**Written exercise:** Please retype the data in full and exactly; the pictures are not part of the copy.

**Material:**
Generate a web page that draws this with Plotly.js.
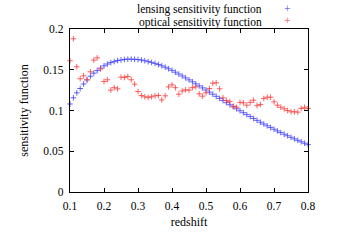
<!DOCTYPE html>
<html>
<head>
<meta charset="utf-8">
<script src="https://cdn.plot.ly/plotly-3.0.1.min.js"></script>
<style>html,body{margin:0;padding:0;background:#fff;}#chart{width:350px;height:245px;}</style>
</head>
<body>
<div id="chart"></div>
<script>
const redshift = [0.10,0.11,0.12,0.13,0.14,0.15,0.16,0.17,0.18,0.19,0.20,0.21,0.22,0.23,0.24,0.25,0.26,0.27,0.28,0.29,0.30,0.31,0.32,0.33,0.34,0.35,0.36,0.37,0.38,0.39,0.40,0.41,0.42,0.43,0.44,0.45,0.46,0.47,0.48,0.49,0.50,0.51,0.52,0.53,0.54,0.55,0.56,0.57,0.58,0.59,0.60,0.61,0.62,0.63,0.64,0.65,0.66,0.67,0.68,0.69,0.70,0.71,0.72,0.73,0.74,0.75,0.76,0.77,0.78,0.79,0.80];
const lensing = [0.108,0.1156,0.1217,0.127,0.1325,0.1375,0.142,0.1458,0.149,0.152,0.1548,0.157,0.1588,0.160,0.1613,0.162,0.1626,0.163,0.163,0.1628,0.1625,0.1619,0.161,0.160,0.159,0.1578,0.1564,0.1548,0.1531,0.1512,0.1492,0.147,0.1447,0.1424,0.140,0.1376,0.1352,0.1327,0.1302,0.1277,0.1252,0.1226,0.1200,0.1174,0.1148,0.1122,0.1096,0.1071,0.1046,0.1021,0.0997,0.0973,0.0949,0.0925,0.0902,0.0879,0.0856,0.0834,0.0812,0.0791,0.0770,0.0749,0.0729,0.0709,0.0690,0.0671,0.0652,0.0634,0.0616,0.0598,0.0581];
const optical = [0.161,0.188,0.1536,0.139,0.1426,0.1377,0.1475,0.1618,0.1646,0.151,0.1356,0.1377,0.125,0.128,0.1266,0.1409,0.1405,0.1417,0.1377,0.1323,0.1233,0.1184,0.1168,0.116,0.1168,0.118,0.1184,0.113,0.118,0.129,0.1315,0.128,0.120,0.124,0.1254,0.125,0.128,0.129,0.1205,0.1176,0.1217,0.127,0.1335,0.134,0.1266,0.1156,0.1123,0.111,0.1053,0.104,0.110,0.1094,0.1065,0.110,0.1126,0.106,0.1074,0.1147,0.1163,0.1163,0.1107,0.1065,0.104,0.102,0.100,0.0984,0.0984,0.098,0.1025,0.104,0.1025];
const seriesNames = ["lensing sensitivity function","optical sensitivity function"];
const xTicks = [0.1,0.2,0.3,0.4,0.5,0.6,0.7,0.8];
const yTicks = [0,0.05,0.1,0.15,0.2];
const yTickText = ["0","0.05","0.1","0.15","0.2"];

const FONT = "Liberation Serif, Times New Roman, serif";
const blue = "rgba(60,60,255,0.8)", red = "rgba(255,60,60,0.8)";

const traces = [
  {x: redshift, y: lensing, type: "scatter", mode: "markers", name: seriesNames[0],
   marker: {symbol: "cross-thin", size: 4, color: blue, line: {color: blue, width: 1}}, cliponaxis: false},
  {x: redshift, y: optical, type: "scatter", mode: "markers", name: seriesNames[1],
   marker: {symbol: "cross-thin", size: 4, color: red, line: {color: red, width: 1}}, cliponaxis: false}
];

const axisCommon = {showgrid: false, zeroline: false, ticks: "inside", ticklen: 4, tickcolor: "#000",
  showline: true, linecolor: "#000", linewidth: 1.3, mirror: "ticks",
  tickfont: {family: FONT, size: 11.5, color: "#000"}};

const layout = {
  width: 350, height: 245,
  margin: {l: 70, r: 42, t: 29, b: 53},
  paper_bgcolor: "#fff", plot_bgcolor: "#fff",
  showlegend: false,
  font: {family: FONT, size: 12, color: "#000"},
  xaxis: Object.assign({}, axisCommon, {range: [0.1, 0.8], tickvals: xTicks, ticktext: xTicks.map(v => v.toFixed(1)),
    ticklabelstandoff: 3,
    title: {text: "redshift", font: {family: FONT, size: 12}, standoff: 6}}),
  yaxis: Object.assign({}, axisCommon, {range: [0, 0.2], tickvals: yTicks, ticktext: yTickText,
    ticklabelstandoff: 3,
    title: {text: "sensitivity function", font: {family: FONT, size: 12}, standoff: 12}}),
  annotations: [
    {xref: "paper", yref: "paper", x: (263-70)/238, y: (192.5-9.5)/163.5, xanchor: "right", yanchor: "middle",
     text: seriesNames[0], showarrow: false, borderpad: 0, font: {family: FONT, size: 11.5, color: "#000"}},
    {xref: "paper", yref: "paper", x: (263-70)/238, y: (192.5-22.5)/163.5, xanchor: "right", yanchor: "middle",
     text: seriesNames[1], showarrow: false, borderpad: 0, font: {family: FONT, size: 11.5, color: "#000"}},
    {xref: "paper", yref: "paper", x: (287-70)/238, y: (192.5-8.5)/163.5, xanchor: "center", yanchor: "middle",
     text: "+", showarrow: false, borderpad: 0, font: {family: "DejaVu Sans", size: 8, color: blue}},
    {xref: "paper", yref: "paper", x: (287-70)/238, y: (192.5-20.5)/163.5, xanchor: "center", yanchor: "middle",
     text: "+", showarrow: false, borderpad: 0, font: {family: "DejaVu Sans", size: 8, color: red}}
  ]
};

Plotly.newPlot("chart", traces, layout, {staticPlot: true, displayModeBar: false});
</script>
</body>
</html>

**Answer to the task:**
Generate a web page that draws this with Plotly.js.
<!DOCTYPE html>
<html>
<head>
<meta charset="utf-8">
<script src="https://cdn.plot.ly/plotly-3.0.1.min.js"></script>
<style>html,body{margin:0;padding:0;background:#fff;}#chart{width:350px;height:245px;}</style>
</head>
<body>
<div id="chart"></div>
<script>
const redshift = [0.10,0.11,0.12,0.13,0.14,0.15,0.16,0.17,0.18,0.19,0.20,0.21,0.22,0.23,0.24,0.25,0.26,0.27,0.28,0.29,0.30,0.31,0.32,0.33,0.34,0.35,0.36,0.37,0.38,0.39,0.40,0.41,0.42,0.43,0.44,0.45,0.46,0.47,0.48,0.49,0.50,0.51,0.52,0.53,0.54,0.55,0.56,0.57,0.58,0.59,0.60,0.61,0.62,0.63,0.64,0.65,0.66,0.67,0.68,0.69,0.70,0.71,0.72,0.73,0.74,0.75,0.76,0.77,0.78,0.79,0.80];
const lensing = [0.108,0.1156,0.1217,0.127,0.1325,0.1375,0.142,0.1458,0.149,0.152,0.1548,0.157,0.1588,0.160,0.1613,0.162,0.1626,0.163,0.163,0.1628,0.1625,0.1619,0.161,0.160,0.159,0.1578,0.1564,0.1548,0.1531,0.1512,0.1492,0.147,0.1447,0.1424,0.140,0.1376,0.1352,0.1327,0.1302,0.1277,0.1252,0.1226,0.1200,0.1174,0.1148,0.1122,0.1096,0.1071,0.1046,0.1021,0.0997,0.0973,0.0949,0.0925,0.0902,0.0879,0.0856,0.0834,0.0812,0.0791,0.0770,0.0749,0.0729,0.0709,0.0690,0.0671,0.0652,0.0634,0.0616,0.0598,0.0581];
const optical = [0.161,0.188,0.1536,0.139,0.1426,0.1377,0.1475,0.1618,0.1646,0.151,0.1356,0.1377,0.125,0.128,0.1266,0.1409,0.1405,0.1417,0.1377,0.1323,0.1233,0.1184,0.1168,0.116,0.1168,0.118,0.1184,0.113,0.118,0.129,0.1315,0.128,0.120,0.124,0.1254,0.125,0.128,0.129,0.1205,0.1176,0.1217,0.127,0.1335,0.134,0.1266,0.1156,0.1123,0.111,0.1053,0.104,0.110,0.1094,0.1065,0.110,0.1126,0.106,0.1074,0.1147,0.1163,0.1163,0.1107,0.1065,0.104,0.102,0.100,0.0984,0.0984,0.098,0.1025,0.104,0.1025];
const seriesNames = ["lensing sensitivity function","optical sensitivity function"];
const xTicks = [0.1,0.2,0.3,0.4,0.5,0.6,0.7,0.8];
const yTicks = [0,0.05,0.1,0.15,0.2];
const yTickText = ["0","0.05","0.1","0.15","0.2"];

const FONT = "Liberation Serif, Times New Roman, serif";
const blue = "rgba(60,60,255,0.8)", red = "rgba(255,60,60,0.8)";

const traces = [
  {x: redshift, y: lensing, type: "scatter", mode: "markers", name: seriesNames[0],
   marker: {symbol: "cross-thin", size: 4, color: blue, line: {color: blue, width: 1}}, cliponaxis: false},
  {x: redshift, y: optical, type: "scatter", mode: "markers", name: seriesNames[1],
   marker: {symbol: "cross-thin", size: 4, color: red, line: {color: red, width: 1}}, cliponaxis: false}
];

const axisCommon = {showgrid: false, zeroline: false, ticks: "inside", ticklen: 4, tickcolor: "#000",
  showline: true, linecolor: "#000", linewidth: 1.3, mirror: "ticks",
  tickfont: {family: FONT, size: 11.5, color: "#000"}};

const layout = {
  width: 350, height: 245,
  margin: {l: 70, r: 42, t: 29, b: 53},
  paper_bgcolor: "#fff", plot_bgcolor: "#fff",
  showlegend: false,
  font: {family: FONT, size: 12, color: "#000"},
  xaxis: Object.assign({}, axisCommon, {range: [0.1, 0.8], tickvals: xTicks, ticktext: xTicks.map(v => v.toFixed(1)),
    ticklabelstandoff: 3,
    title: {text: "redshift", font: {family: FONT, size: 12}, standoff: 6}}),
  yaxis: Object.assign({}, axisCommon, {range: [0, 0.2], tickvals: yTicks, ticktext: yTickText,
    ticklabelstandoff: 3,
    title: {text: "sensitivity function", font: {family: FONT, size: 12}, standoff: 12}}),
  annotations: [
    {xref: "paper", yref: "paper", x: (263-70)/238, y: (192.5-9.5)/163.5, xanchor: "right", yanchor: "middle",
     text: seriesNames[0], showarrow: false, borderpad: 0, font: {family: FONT, size: 11.5, color: "#000"}},
    {xref: "paper", yref: "paper", x: (263-70)/238, y: (192.5-22.5)/163.5, xanchor: "right", yanchor: "middle",
     text: seriesNames[1], showarrow: false, borderpad: 0, font: {family: FONT, size: 11.5, color: "#000"}},
    {xref: "paper", yref: "paper", x: (287-70)/238, y: (192.5-8.5)/163.5, xanchor: "center", yanchor: "middle",
     text: "+", showarrow: false, borderpad: 0, font: {family: "DejaVu Sans", size: 8, color: blue}},
    {xref: "paper", yref: "paper", x: (287-70)/238, y: (192.5-20.5)/163.5, xanchor: "center", yanchor: "middle",
     text: "+", showarrow: false, borderpad: 0, font: {family: "DejaVu Sans", size: 8, color: red}}
  ]
};

Plotly.newPlot("chart", traces, layout, {staticPlot: true, displayModeBar: false});
</script>
</body>
</html>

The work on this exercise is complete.